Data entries

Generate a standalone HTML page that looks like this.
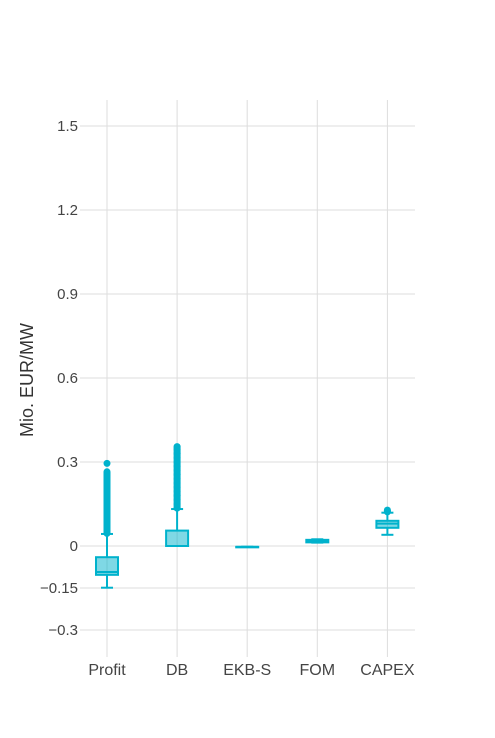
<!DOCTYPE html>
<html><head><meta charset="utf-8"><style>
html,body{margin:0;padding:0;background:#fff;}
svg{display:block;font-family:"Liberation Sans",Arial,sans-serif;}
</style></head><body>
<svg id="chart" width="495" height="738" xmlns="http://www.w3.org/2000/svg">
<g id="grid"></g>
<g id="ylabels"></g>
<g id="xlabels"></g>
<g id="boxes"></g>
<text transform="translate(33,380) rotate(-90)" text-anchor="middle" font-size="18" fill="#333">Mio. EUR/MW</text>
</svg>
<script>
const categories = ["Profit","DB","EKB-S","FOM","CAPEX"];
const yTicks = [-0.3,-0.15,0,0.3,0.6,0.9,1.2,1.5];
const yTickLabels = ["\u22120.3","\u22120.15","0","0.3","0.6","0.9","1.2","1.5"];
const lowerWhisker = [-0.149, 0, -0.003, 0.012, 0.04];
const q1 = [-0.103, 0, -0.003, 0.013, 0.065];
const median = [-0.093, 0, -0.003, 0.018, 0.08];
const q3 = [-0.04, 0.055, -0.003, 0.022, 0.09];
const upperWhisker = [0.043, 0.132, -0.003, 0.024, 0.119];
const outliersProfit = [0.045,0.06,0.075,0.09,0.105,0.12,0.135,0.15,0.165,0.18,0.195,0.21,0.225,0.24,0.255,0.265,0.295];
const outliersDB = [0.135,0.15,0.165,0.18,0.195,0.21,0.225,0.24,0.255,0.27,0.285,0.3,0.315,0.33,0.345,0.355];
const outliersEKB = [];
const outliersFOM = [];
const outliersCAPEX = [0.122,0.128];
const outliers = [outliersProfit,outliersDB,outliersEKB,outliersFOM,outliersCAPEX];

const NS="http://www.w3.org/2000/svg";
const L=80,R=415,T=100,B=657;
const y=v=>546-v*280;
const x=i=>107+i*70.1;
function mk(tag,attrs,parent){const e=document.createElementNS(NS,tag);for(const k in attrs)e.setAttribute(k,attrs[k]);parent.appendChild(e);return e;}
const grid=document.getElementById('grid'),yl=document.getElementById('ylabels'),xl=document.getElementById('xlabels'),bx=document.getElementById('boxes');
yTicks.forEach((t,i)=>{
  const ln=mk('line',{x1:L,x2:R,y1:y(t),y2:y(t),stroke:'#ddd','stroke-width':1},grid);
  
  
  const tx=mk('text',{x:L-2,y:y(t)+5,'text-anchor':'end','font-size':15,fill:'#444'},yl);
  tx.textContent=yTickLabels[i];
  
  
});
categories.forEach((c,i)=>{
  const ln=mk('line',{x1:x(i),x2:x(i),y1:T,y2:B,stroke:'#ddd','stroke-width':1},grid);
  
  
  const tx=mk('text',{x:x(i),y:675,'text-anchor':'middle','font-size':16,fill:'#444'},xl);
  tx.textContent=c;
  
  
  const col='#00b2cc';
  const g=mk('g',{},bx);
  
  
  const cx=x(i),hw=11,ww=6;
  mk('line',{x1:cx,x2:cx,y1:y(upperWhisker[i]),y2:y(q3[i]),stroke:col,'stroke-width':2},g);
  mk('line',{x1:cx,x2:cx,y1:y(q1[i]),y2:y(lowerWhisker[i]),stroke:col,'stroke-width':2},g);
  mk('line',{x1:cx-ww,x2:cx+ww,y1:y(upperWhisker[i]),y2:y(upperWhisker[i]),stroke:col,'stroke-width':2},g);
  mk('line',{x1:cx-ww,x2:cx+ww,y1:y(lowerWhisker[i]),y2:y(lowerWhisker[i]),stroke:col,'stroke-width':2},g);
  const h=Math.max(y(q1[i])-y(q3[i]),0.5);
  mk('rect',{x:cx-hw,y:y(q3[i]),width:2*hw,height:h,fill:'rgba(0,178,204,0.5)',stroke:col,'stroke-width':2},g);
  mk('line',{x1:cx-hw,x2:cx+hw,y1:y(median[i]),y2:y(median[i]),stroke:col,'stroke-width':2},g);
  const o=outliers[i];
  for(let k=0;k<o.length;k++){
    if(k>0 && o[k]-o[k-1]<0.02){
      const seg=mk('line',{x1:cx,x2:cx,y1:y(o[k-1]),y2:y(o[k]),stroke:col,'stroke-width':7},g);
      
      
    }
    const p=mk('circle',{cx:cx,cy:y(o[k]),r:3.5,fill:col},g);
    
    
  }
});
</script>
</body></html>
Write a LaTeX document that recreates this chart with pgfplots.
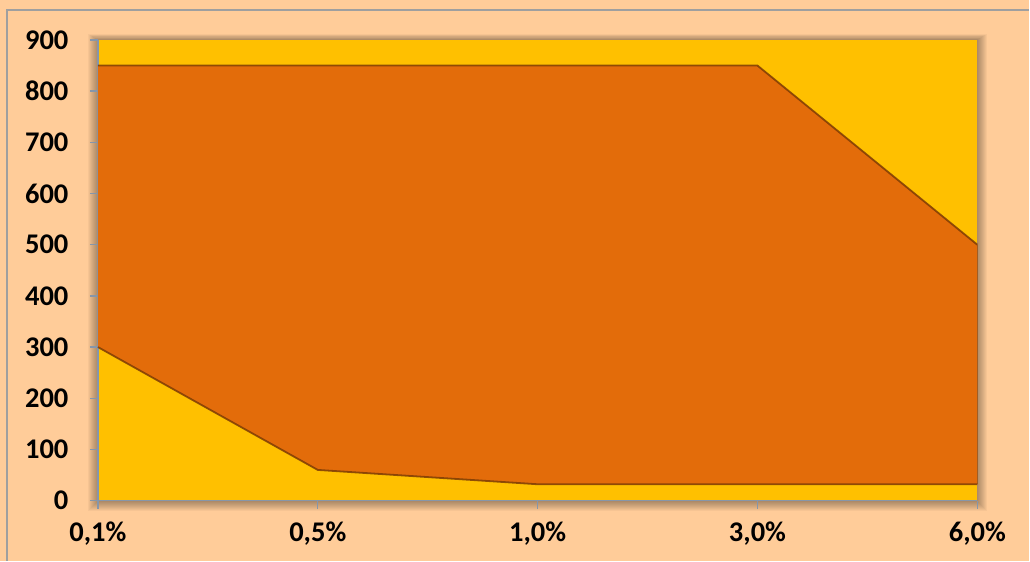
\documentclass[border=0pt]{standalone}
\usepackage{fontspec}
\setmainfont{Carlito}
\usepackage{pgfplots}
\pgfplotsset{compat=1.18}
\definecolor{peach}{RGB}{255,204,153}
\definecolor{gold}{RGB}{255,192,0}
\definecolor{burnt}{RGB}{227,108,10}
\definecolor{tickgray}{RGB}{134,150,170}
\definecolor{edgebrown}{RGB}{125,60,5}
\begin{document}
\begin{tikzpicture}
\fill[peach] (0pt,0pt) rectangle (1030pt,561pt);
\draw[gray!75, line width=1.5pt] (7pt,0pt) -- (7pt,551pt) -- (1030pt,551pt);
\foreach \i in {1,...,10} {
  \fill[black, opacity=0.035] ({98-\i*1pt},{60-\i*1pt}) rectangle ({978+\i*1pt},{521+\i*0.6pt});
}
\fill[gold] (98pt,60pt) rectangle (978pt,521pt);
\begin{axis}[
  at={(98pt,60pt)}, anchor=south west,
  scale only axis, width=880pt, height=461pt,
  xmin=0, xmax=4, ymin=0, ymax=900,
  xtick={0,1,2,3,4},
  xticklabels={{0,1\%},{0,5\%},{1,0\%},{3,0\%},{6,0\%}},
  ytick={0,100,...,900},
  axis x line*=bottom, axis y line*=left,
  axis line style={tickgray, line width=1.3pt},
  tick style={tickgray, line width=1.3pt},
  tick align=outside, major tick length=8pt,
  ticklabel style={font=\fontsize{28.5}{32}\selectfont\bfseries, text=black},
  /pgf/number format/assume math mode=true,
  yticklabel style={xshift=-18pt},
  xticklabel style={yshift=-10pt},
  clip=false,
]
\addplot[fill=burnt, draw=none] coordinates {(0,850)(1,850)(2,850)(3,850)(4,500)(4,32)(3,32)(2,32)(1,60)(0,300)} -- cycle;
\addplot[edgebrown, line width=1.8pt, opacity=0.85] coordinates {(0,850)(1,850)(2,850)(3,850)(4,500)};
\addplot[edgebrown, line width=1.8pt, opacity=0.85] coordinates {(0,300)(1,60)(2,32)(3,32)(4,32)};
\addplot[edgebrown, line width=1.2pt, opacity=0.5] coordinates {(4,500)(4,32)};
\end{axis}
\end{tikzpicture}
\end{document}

PROBLEM DETAILS:
Where a line above contains the word "this", copy that line.

EXERCISE RESULT:
Generate a standalone HTML page that looks like this.
Write a LaTeX document that recreates this chart with pgfplots.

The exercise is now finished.